- **Exercise instructions**:
Lines containing the string "chart" are to be counted; report the total by itself.

- **Provided data**:

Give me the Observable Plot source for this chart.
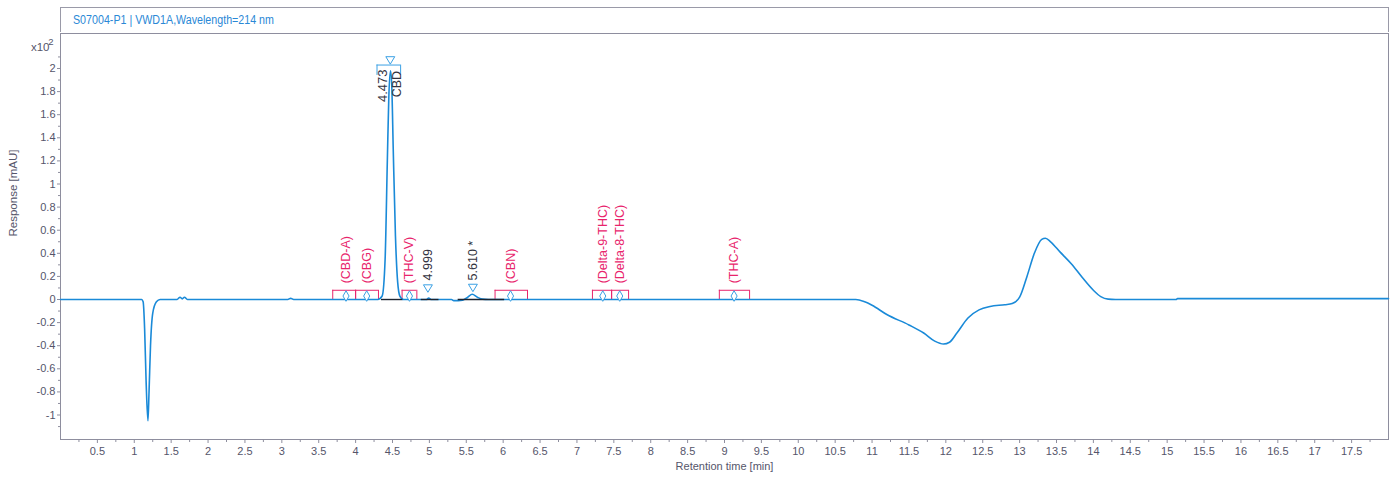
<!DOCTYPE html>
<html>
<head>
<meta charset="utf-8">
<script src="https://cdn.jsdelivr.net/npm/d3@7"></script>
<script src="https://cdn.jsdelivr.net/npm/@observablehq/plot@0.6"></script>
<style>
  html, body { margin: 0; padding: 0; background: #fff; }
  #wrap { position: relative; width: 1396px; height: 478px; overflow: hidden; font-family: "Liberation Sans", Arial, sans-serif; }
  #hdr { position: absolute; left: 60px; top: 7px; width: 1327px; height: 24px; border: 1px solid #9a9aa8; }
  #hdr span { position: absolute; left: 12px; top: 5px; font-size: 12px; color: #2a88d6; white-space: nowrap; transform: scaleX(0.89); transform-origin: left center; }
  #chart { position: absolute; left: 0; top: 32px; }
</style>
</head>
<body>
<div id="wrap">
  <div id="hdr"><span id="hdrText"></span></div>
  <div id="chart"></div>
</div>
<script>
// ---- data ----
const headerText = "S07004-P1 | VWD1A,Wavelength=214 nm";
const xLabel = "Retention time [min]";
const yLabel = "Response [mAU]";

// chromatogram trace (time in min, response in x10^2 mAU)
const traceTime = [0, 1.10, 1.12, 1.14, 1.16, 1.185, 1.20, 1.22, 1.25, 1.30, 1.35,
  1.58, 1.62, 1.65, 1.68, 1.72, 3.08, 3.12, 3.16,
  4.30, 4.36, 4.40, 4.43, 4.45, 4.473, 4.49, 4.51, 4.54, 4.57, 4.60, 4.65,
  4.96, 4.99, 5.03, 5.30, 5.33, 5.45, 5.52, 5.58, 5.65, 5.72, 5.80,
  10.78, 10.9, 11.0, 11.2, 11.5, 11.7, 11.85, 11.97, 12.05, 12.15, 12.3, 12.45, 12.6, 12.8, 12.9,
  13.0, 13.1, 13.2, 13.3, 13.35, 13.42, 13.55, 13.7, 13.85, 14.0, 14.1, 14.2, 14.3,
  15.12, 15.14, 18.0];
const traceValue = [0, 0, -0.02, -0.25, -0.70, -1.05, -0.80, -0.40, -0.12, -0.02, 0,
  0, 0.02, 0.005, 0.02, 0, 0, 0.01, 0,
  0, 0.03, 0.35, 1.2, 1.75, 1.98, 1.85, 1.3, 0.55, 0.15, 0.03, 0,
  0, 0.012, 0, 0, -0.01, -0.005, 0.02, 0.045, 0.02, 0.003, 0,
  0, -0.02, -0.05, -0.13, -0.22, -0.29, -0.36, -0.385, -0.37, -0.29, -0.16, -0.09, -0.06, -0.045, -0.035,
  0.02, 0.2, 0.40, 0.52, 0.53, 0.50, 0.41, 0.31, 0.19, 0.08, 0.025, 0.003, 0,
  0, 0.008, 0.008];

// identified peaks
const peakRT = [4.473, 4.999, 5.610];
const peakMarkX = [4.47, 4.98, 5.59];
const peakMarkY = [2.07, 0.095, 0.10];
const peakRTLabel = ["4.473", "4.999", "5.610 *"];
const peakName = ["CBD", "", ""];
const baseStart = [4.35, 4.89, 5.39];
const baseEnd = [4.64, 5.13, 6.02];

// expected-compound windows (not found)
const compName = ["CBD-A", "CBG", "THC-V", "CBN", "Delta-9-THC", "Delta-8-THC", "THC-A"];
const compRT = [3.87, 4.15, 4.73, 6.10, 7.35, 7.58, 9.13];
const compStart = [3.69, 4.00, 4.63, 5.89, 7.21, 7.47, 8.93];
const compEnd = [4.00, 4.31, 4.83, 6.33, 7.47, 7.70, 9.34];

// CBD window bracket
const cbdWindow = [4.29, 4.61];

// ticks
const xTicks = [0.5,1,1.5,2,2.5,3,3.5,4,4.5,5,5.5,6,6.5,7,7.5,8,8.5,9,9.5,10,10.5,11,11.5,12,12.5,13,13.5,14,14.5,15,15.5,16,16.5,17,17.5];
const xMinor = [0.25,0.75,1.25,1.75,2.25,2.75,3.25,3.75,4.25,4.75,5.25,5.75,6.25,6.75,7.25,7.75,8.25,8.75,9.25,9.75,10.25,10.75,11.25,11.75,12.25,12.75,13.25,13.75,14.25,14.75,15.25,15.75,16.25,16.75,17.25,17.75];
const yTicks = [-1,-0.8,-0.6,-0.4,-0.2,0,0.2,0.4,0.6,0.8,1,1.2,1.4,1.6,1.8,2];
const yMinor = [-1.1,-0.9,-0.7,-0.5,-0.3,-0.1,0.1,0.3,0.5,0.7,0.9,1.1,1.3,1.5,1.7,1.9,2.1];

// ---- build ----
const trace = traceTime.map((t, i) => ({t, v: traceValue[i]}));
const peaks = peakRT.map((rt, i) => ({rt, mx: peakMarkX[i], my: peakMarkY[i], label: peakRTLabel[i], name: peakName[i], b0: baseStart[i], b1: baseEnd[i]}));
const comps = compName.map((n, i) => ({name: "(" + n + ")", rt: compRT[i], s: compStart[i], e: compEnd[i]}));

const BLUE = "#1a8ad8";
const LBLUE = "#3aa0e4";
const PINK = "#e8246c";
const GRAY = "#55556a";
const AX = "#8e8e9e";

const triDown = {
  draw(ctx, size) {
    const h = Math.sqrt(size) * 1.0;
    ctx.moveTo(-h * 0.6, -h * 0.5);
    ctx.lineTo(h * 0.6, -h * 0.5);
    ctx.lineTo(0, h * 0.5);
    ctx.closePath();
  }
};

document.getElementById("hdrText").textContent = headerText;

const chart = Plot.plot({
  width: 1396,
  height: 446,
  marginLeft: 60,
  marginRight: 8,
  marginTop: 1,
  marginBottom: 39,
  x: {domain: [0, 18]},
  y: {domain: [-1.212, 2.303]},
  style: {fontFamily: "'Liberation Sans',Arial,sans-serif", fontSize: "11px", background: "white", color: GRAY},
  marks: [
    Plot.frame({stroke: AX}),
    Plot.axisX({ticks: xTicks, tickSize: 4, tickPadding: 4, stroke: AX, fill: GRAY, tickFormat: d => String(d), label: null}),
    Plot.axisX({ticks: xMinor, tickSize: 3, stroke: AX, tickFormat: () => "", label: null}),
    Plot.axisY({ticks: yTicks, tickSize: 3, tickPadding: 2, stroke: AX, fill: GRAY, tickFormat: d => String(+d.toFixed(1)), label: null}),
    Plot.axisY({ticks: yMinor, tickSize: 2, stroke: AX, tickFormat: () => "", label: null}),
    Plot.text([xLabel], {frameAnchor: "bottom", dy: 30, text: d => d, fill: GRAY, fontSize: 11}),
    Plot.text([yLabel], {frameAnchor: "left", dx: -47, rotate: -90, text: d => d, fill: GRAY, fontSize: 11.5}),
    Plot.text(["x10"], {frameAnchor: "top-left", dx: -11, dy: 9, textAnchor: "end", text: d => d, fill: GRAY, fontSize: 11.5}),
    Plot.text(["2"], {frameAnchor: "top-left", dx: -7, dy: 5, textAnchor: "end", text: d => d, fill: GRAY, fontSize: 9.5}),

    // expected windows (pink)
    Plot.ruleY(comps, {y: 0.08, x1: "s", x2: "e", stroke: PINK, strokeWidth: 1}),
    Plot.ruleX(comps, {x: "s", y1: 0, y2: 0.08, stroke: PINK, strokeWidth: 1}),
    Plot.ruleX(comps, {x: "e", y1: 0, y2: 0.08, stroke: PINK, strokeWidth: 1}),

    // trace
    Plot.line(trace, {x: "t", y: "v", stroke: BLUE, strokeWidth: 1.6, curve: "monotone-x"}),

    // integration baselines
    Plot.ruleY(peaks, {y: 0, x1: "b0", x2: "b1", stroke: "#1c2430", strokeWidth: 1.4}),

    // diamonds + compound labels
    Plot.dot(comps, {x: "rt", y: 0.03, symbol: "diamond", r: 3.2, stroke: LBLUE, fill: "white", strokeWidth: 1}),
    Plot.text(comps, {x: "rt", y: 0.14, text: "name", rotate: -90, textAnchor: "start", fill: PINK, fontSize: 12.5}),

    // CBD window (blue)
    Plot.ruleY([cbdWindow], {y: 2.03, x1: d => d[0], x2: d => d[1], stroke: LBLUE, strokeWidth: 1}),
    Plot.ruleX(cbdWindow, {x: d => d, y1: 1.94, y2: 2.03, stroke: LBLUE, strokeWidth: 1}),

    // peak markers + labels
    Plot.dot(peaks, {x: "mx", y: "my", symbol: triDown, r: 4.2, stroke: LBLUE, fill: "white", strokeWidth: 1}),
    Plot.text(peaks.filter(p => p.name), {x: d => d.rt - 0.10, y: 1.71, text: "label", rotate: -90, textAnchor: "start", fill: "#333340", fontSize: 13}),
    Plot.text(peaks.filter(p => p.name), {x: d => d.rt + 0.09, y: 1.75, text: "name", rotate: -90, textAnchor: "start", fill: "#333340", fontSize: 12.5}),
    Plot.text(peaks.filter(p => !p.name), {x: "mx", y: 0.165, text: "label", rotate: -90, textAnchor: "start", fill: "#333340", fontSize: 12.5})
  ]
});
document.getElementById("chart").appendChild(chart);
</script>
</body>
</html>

- **Problem solution**:
5